Dorm Crew, a student-led division of Facilities Maintenance Operations, employs scores of students to perform custodial jobs for on-campus housing. Fall Clean-Up, run by Dorm Crew, is one of five pre-orientation programs offered to incoming freshmen, who arrive on campus several days before the school year officially starts.

The Crimson’s survey of the Class of 2020 found that more than half of incoming Fall Clean-Up participants come from families with a combined income of less than $125,000.

Previously, Fall Clean-Up participants cleaned dorms for over eight hours per day and covered the cost of their own meals, though students eventually received more than $400 in payment for their services.

Under the new system, undergraduate attendees will work for six hours instead of eight, the College will pay for all participants’ meals, and Dorm Crew leaders will undergo further leadership training, according to Dorm Crew co-head captains Ali A. Elreichouni ’17 and Michael P. Dybala ’18. The two captains said they made these changes in collaboration with the Advising Programs Office, the Title IX Office, and the Office of Sexual Assault Prevention and Response.

Dorm Crew participants will also be required to start the program one day earlier—to make up for their shortened work day—and will attend advising sessions in the evenings, including talks with student captains.

“We’re working on setting up panels with a bunch of different captains, who could sort of answer any academic concerns, social concerns, or extra-curricular concerns that students may have,” Elreichouni said.

Savannah N. Fritz ’17—who proposed an earlier, longer version of the First Year Institute that was also unsuccessful—said she met privately with Khurana, Steele, and Dean of Freshmen Thomas A. Dingman ’67 on Monday and discussed the proposed changes to Dorm Crew. Khurana requested the meeting a few days after he and Dingman attended a tense, public 45-minute question-and-answer session with UC members and undergraduates about his decision to reject the First Year Institute.

Fritz said that, during the half-hour meeting, she felt that Khurana, Dingman, and Steele listed alternative measures—including the updates to Dorm Crew—they were taking “instead” of the proposed summer program for low income students.

“I got the impression they were doing it instead of this program because I was pressing them on why we couldn’t do this program, and they were like, ‘Oh, we’re doing other things, for example, this Dorm Crew thing,’” Fritz said.

But Steele said the changes to Dorm Crew are independent from the College’s response to calls for a bridge program, though the alterations share similar goals.

“Certainly I would say, to the fact that we are very committed to those goals, that everyone feels a sense of inclusion and belonging at the start of Harvard, no matter how they start or when they start, so it’s definitely connected to those goals,” Steele said.

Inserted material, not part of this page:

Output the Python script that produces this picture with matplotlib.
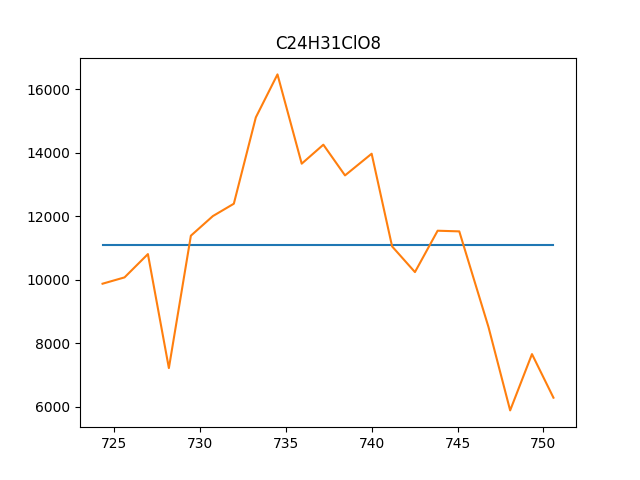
import matplotlib
matplotlib.use("Agg")
import matplotlib.pyplot as plt

# mass axis and intensities
mz = [724.34, 725.62, 726.98, 728.20, 729.48, 730.76, 731.98, 733.26, 734.52,
      735.93, 737.19, 738.45, 740.00, 741.19, 742.52, 743.84, 745.10, 746.80,
      748.06, 749.33, 750.58]
intensity = [9880, 10079, 10813, 7222, 11392, 12010, 12399, 15118, 16472,
             13660, 14258, 13291, 13974, 11055, 10246, 11549, 11528, 8514,
             5890, 7663, 6290]
mean_x = [724.34, 750.58]
mean_y = [11090, 11090]

fig, ax = plt.subplots(figsize=(6.4, 4.8), dpi=100)
ax.plot(mean_x, mean_y)
ax.plot(mz, intensity)
ax.set_title('C24H31ClO8')
fig.savefig('out.png')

Elreichouni said the Dorm Crew updates are not geared specifically towards first generation or low income students, but are meant to improve the Fall Clean-Up experience as a whole.

Discussing their reasoning for rejecting the proposal at last week’s UC meeting, Khurana and Dingman promised the College would make efforts to improve and render pre-orientation programs more financially accessible.

Fritz said she found the decision to add in extra programming for Dorm Crew participants, coupled with Khurana’s refusal to endorse the summer bridge program for low-income students, disappointing and “problematic.”

“It shows that the College is willing to recognize that students would benefit from pre-term, pre-freshman year exposure to this type of programming, but they’re not willing to adopt any program that does fully that,” Fritz said.

“Instead, they’re saying, ‘We’ll provide students with it, assuming they’re willing to also scrub toilets,’” Fritz added.

Khurana declined to comment on Fritz’s criticisms Wednesday afternoon.

He and Dingman penned an op-ed Wednesday defending their rejection of the First Year Institute.